Break the cocoon
On the surface, Yorico’s music doesn’t seem all that remarkable. It’s the kind of piano balladry endlessly compared to Carole King.
But there’s a quality beneath the surface, something seemingly intangible but attributable only to Yorico — much like how Utada Hikaru’s R&B had a maturity beyond her years, or how Onitsuka Chihiro’s unchallenging pop had a rough edge.
A previous review on this site name-dropped these same pop figures, and the comparrisons are still worth exploring.
Yorico was 16 years old when she released her first independent album in 2002. She managed to sell 80,000 copies and even scored a minor hit with “Honto wa ne”. After taking a break in 2003, she re-emerged in 2004, still sounding freshly-scrubbed but more seasoned.
And so she released Cocoon in January 2005, her first album for a major label.
Signed to an imprint of Toshiba-EMI that includes both Yaida Hitomi and Interpol on its roster, Yorico displays sensibilities that gives her slight appeal to the audiences of both labelmates — the literate pop of Yaida vs. the underground cred of Interpol.
But she manages to sound very much her own person.
Cocoon starts off with a pair of numbers that, to blind ears, could be described as inspirational. “I share all with you” could find an easy audience with the Michelle Branch-types, while “Sore de Ii no Desu ka?” is the kind of wordy, bouncy tune that’s catchy but not quite dumb enough for karaoke.

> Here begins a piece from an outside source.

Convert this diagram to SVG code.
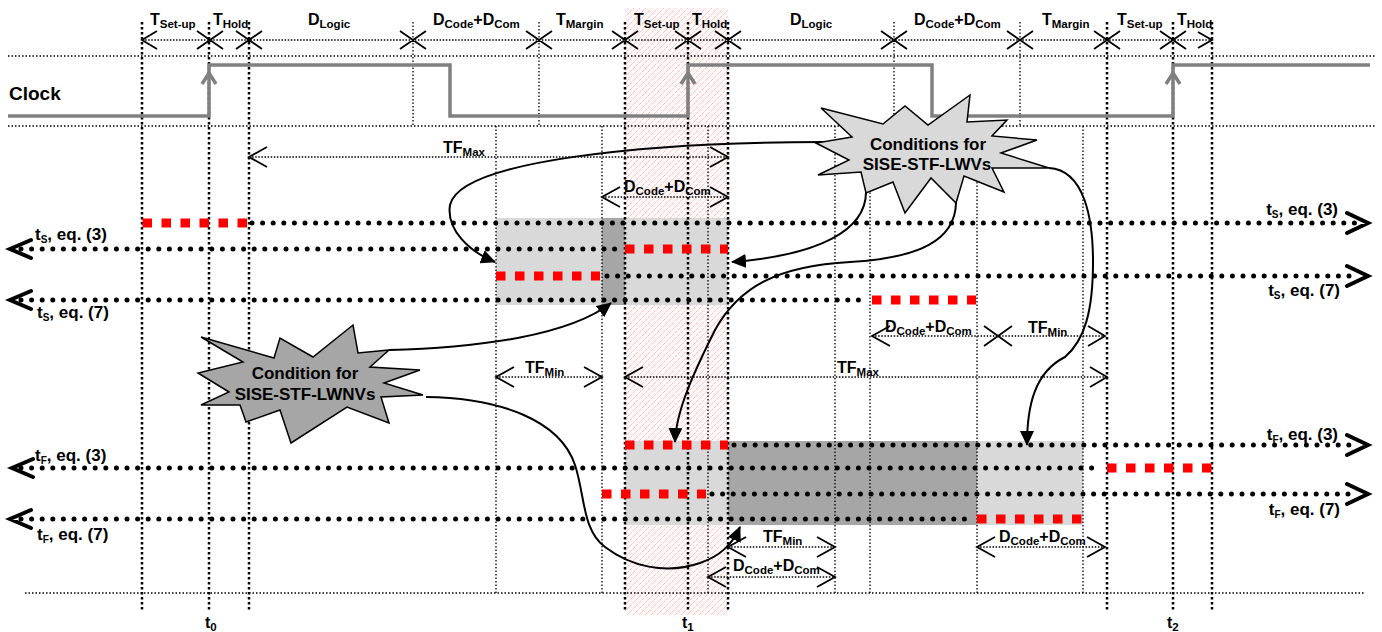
<svg xmlns="http://www.w3.org/2000/svg" width="1382" height="632" viewBox="0 0 1382 632">
<style>
.vthick{stroke:#000;stroke-width:2.5;stroke-dasharray:2.5 2.5;fill:none}
.vthin{stroke:#000;stroke-width:1.3;stroke-dasharray:1.5 2;fill:none}
.dim{stroke:#000;stroke-width:1.3;stroke-dasharray:1.5 1.6;fill:none}
.chev{stroke:#000;stroke-width:1.8;fill:none}
.dots{stroke:#000;stroke-width:5;stroke-linecap:round;stroke-dasharray:0 10.6;fill:none}
.red{stroke:#ff0000;stroke-width:9;stroke-dasharray:9.5 9.5;fill:none}
.big{stroke:#000;stroke-width:4;fill:none;stroke-linecap:round;stroke-linejoin:miter}
.clock{stroke:#808080;stroke-width:3.5;fill:none}
.curve{stroke:#000;stroke-width:2;fill:none;marker-end:url(#ah)}
.lg{fill:#d9d9d9}
.dg{fill:#a6a6a6}
.star{stroke:#000;stroke-width:1.5}
text{font-family:"Liberation Sans",Arial,sans-serif;font-weight:bold;font-size:16px;fill:#000}
.sub{font-size:11.5px}
.row{font-size:17px}
.rs{font-size:10px}
.st{font-size:17px}
</style>
<defs>
<pattern id="hatch" width="6" height="6" patternUnits="userSpaceOnUse">
<rect width="6" height="6" fill="#fff8f8"/>
<path d="M-1,1 L1,-1 M0,6 L6,0 M5,7 L7,5" stroke="#ffa8a8" stroke-width="1" stroke-dasharray="1 1"/>
</pattern>
<marker id="ah" markerUnits="userSpaceOnUse" markerWidth="16" markerHeight="14" refX="14" refY="7" orient="auto">
<path d="M0,0 L15,7 L0,14 Z" fill="#000"/>
</marker>
</defs>
<rect width="1382" height="632" fill="#fff"/>
<g id="band"><rect x="625" y="8" width="103" height="607" fill="url(#hatch)"/></g>
<g id="boxes">
<rect class="lg" x="496" y="218" width="232" height="87"/>
<rect class="dg" x="602" y="218" width="23" height="87"/>
<rect class="lg" x="625" y="441" width="103" height="84"/>
<rect class="dg" x="728" y="441" width="249" height="84"/>
<rect class="lg" x="977" y="441" width="106" height="84"/>
</g>
<g id="grid">
<path class="vthin" d="M8,56 H1375 M8,126 H1375 M25,593 H1365"/>
<path class="vthick" d="M142,22 V612 M209,22 V612 M249,22 V612 M625,22 V612 M688,22 V612 M728,22 V612 M1107,22 V612 M1173,22 V612 M1212,22 V612"/>
<path class="vthin" d="M413,22 V126 M539,22 V126 M894,22 V126 M1020,22 V126"/>
<path class="vthin" d="M496,126 V593 M602,126 V593 M708,126 V593 M835,126 V593 M870,126 V593 M977,126 V593 M1083,126 V593"/>
</g>
<g id="clock">
<path class="clock" d="M8,116 H209 V65 H450 V116 H688 V65 H932 V116 H1173 V65 H1370"/>
<path class="clock" d="M202,84 L209,73 L216,84 M681,84 L688,73 L695,84 M1166,84 L1173,73 L1180,84"/>
<text x="9" y="100" style="font-size:19px">Clock</text>
</g>
<g id="timing-row">
<path class="dim" d="M142,40 H1212"/>
<path class="chev" d="M157,31 L142,40 L157,49 M197,31 L223,49 M197,49 L223,31 M236,31 L262,49 M236,49 L262,31 M400,31 L426,49 M400,49 L426,31 M526,31 L552,49 M526,49 L552,31 M612,31 L638,49 M612,49 L638,31 M675,31 L701,49 M675,49 L701,31 M715,31 L741,49 M715,49 L741,31 M881,31 L907,49 M881,49 L907,31 M1007,31 L1033,49 M1007,49 L1033,31 M1094,31 L1120,49 M1094,49 L1120,31 M1160,31 L1186,49 M1160,49 L1186,31 M1198,32 L1212,40 L1198,48"/>
<text x="150" y="25">T<tspan class="sub" dy="3">Set-up</tspan></text>
<text x="213" y="25">T<tspan class="sub" dy="3">Hold</tspan></text>
<text x="308" y="25">D<tspan class="sub" dy="3">Logic</tspan></text>
<text x="433" y="25">D<tspan class="sub" dy="3">Code</tspan><tspan dy="-3">+D</tspan><tspan class="sub" dy="3">Com</tspan></text>
<text x="556" y="25">T<tspan class="sub" dy="3">Margin</tspan></text>
<text x="634" y="25">T<tspan class="sub" dy="3">Set-up</tspan></text>
<text x="692" y="25">T<tspan class="sub" dy="3">Hold</tspan></text>
<text x="790" y="25">D<tspan class="sub" dy="3">Logic</tspan></text>
<text x="914" y="25">D<tspan class="sub" dy="3">Code</tspan><tspan dy="-3">+D</tspan><tspan class="sub" dy="3">Com</tspan></text>
<text x="1042" y="25">T<tspan class="sub" dy="3">Margin</tspan></text>
<text x="1117" y="25">T<tspan class="sub" dy="3">Set-up</tspan></text>
<text x="1177" y="25">T<tspan class="sub" dy="3">Hold</tspan></text>
</g>
<g id="dimensions">
<path class="dim" d="M249,157 H728 M602,197 H728 M872,336 H1105 M496,377 H602 M625,377 H1107 M728,547 H835 M708,577 H835 M977,547 H1105"/>
<path class="chev" d="M267,147 L249,157 L267,167 M710,147 L728,157 L710,167 M620,187 L602,197 L620,207 M710,187 L728,197 L710,207 M890,326 L872,336 L890,346 M984,326 L1012,346 M984,346 L1012,326 M1088,326 L1105,336 L1088,346 M514,367 L496,377 L514,387 M584,367 L602,377 L584,387 M643,367 L625,377 L643,387 M1090,367 L1107,377 L1090,387 M746,537 L728,547 L746,557 M817,537 L835,547 L817,557 M726,567 L708,577 L726,587 M817,567 L835,577 L817,587 M995,537 L977,547 L995,557 M1087,537 L1105,547 L1087,557"/>
<text x="443" y="153">TF<tspan class="sub" dy="3">Max</tspan></text>
<text x="624" y="192">D<tspan class="sub" dy="3">Code</tspan><tspan dy="-3">+D</tspan><tspan class="sub" dy="3">Com</tspan></text>
<text x="885" y="332">D<tspan class="sub" dy="3">Code</tspan><tspan dy="-3">+D</tspan><tspan class="sub" dy="3">Com</tspan></text>
<text x="1028" y="333">TF<tspan class="sub" dy="3">Min</tspan></text>
<text x="525" y="373">TF<tspan class="sub" dy="3">Min</tspan></text>
<text x="837" y="373">TF<tspan class="sub" dy="3">Max</tspan></text>
<text x="763" y="542">TF<tspan class="sub" dy="3">Min</tspan></text>
<text x="733" y="571">D<tspan class="sub" dy="3">Code</tspan><tspan dy="-3">+D</tspan><tspan class="sub" dy="3">Com</tspan></text>
<text x="999" y="542">D<tspan class="sub" dy="3">Code</tspan><tspan dy="-3">+D</tspan><tspan class="sub" dy="3">Com</tspan></text>
</g>
<g id="rows">
<path class="dots" d="M252,223 H1356 M21,249 H620 M607,276 H1356 M21,300 H866 M734,445 H1356 M21,468 H1102 M712,494 H1356 M21,519 H972"/>
<path class="red" d="M142.5,223 H247 M625,249 H728 M496,276 H600 M872,300 H976 M625,445 H728 M1107,468 H1212 M602,494 H706 M977,519 H1083"/>
<path class="big" d="M1347,213 L1368,223 L1347,233 M1347,266 L1368,276 L1347,286 M1347,435 L1368,445 L1347,455 M1347,484 L1368,494 L1347,504 M31,240 L10,249 L31,258 M31,291 L10,300 L31,309 M33,459 L12,468 L33,477 M31,510 L10,519 L31,528"/>
<text class="row" x="35" y="240">t<tspan class="rs" dy="3">S</tspan><tspan dy="-3">, eq. (3)</tspan></text>
<text class="row" x="37" y="318">t<tspan class="rs" dy="3">S</tspan><tspan dy="-3">, eq. (7)</tspan></text>
<text class="row" x="1338" y="215" text-anchor="end">t<tspan class="rs" dy="3">S</tspan><tspan dy="-3">, eq. (3)</tspan></text>
<text class="row" x="1340" y="296" text-anchor="end">t<tspan class="rs" dy="3">S</tspan><tspan dy="-3">, eq. (7)</tspan></text>
<text class="row" x="35" y="461">t<tspan class="rs" dy="3">F</tspan><tspan dy="-3">, eq. (3)</tspan></text>
<text class="row" x="37" y="540">t<tspan class="rs" dy="3">F</tspan><tspan dy="-3">, eq. (7)</tspan></text>
<text class="row" x="1338" y="440" text-anchor="end">t<tspan class="rs" dy="3">F</tspan><tspan dy="-3">, eq. (3)</tspan></text>
<text class="row" x="1340" y="515" text-anchor="end">t<tspan class="rs" dy="3">F</tspan><tspan dy="-3">, eq. (7)</tspan></text>
</g>
<g id="time-labels">
<text x="205" y="628">t<tspan class="sub" dy="3">0</tspan></text>
<text x="682" y="628">t<tspan class="sub" dy="3">1</tspan></text>
<text x="1167" y="628">t<tspan class="sub" dy="3">2</tspan></text>
</g>
<g id="connectors">
<path class="curve" d="M824,142 C650,142 460,160 450,205 C446,230 470,252 495,262"/>
<path class="curve" d="M866,192 C866,230 820,255 732,262"/>
<path class="curve" d="M956,203 C955,240 920,258 850,262 C780,266 740,285 715,330 C695,370 676,410 675,442"/>
<path class="curve" d="M1049,168 C1085,170 1093,220 1093,262 C1093,310 1085,340 1065,357 C1035,372 1027,405 1027,445"/>
<path class="curve" d="M389,350 C480,348 570,335 611,303"/>
<path class="curve" d="M426,397 C500,398 560,420 575,465 C585,495 582,530 605,547 C630,566 665,575 700,563 C720,556 732,545 740,527"/>
</g>
<g id="star-lwvs">
<polygon class="star lg" points="821,108 883,124 905,106 928,125 970,95 967,122 1007,120 992,136 1037,140 1001,153 1049,168 992,168 1004,192 964,176 956,203 931,178 905,213 893,182 866,193 861,172 818,175 849,160 816,143 852,137"/>
<text class="st" x="928" y="150" text-anchor="middle">Conditions for</text>
<text class="st" x="927" y="170" text-anchor="middle">SISE-STF-LWVs</text>
</g>
<g id="star-lwnvs">
<polygon class="star dg" points="201,337 274,358 280,338 313,357 353,325 358,353 389,350 370,367 420,370 384,383 423,395 381,397 389,423 347,407 291,443 280,410 246,422 240,405 201,405 229,392 198,373 243,362"/>
<text class="st" x="305" y="379" text-anchor="middle">Condition for</text>
<text class="st" x="305" y="400" text-anchor="middle">SISE-STF-LWNVs</text>
</g>
</svg>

When Yorico gets introspective, she also tends to get incredibly spartan. Unlike Onitsuka or Utada, Yorico’s ballads seethe with intensity and seldom build to a dramatic peak.
“Wasurarerta Sakura no Ki” doesn’t venture much further than a piano, violin and Yorico’s emotive delivery, and Hayashi Asuca probably wouldn’t have maintained the kind of even temperament of “Shinai Naru Ekaki-san e”.
Half way through the album, Yorico throws a curve. She performs a traditional folk song, “Asatoya Yunta”, complete with shamisen and background responding vocal. And toward the end, she throws another with the hard rocking epic, “Break the Cocoon”, where she ably demonstrates her ability to get intense.
At times, it seems Yorico’s breathy vocals may not seem up-to-task to the demands of her music, but it’s her willingness to try that makes her performances riveting.
On “Sore de Ii no Desu Ka?”, she sounds like she misses a high note, but after a few more listens, that missed note reveals itself to be an intrinsic part of the song’s structure.
She could have chosen the sweeter note, but she stuck with the “wrong” one. And that subtlety adds depth to a style of music rehashed many times over.
Cocoon is an appropriate image for Yorico’s major label debut. She’s emerged from her indie work and her year-long break with a mature sound and a lot of potential.
She hasn’t conquered the finicky tastes of Japan’s pop world, but she may yet contribute something worth watching.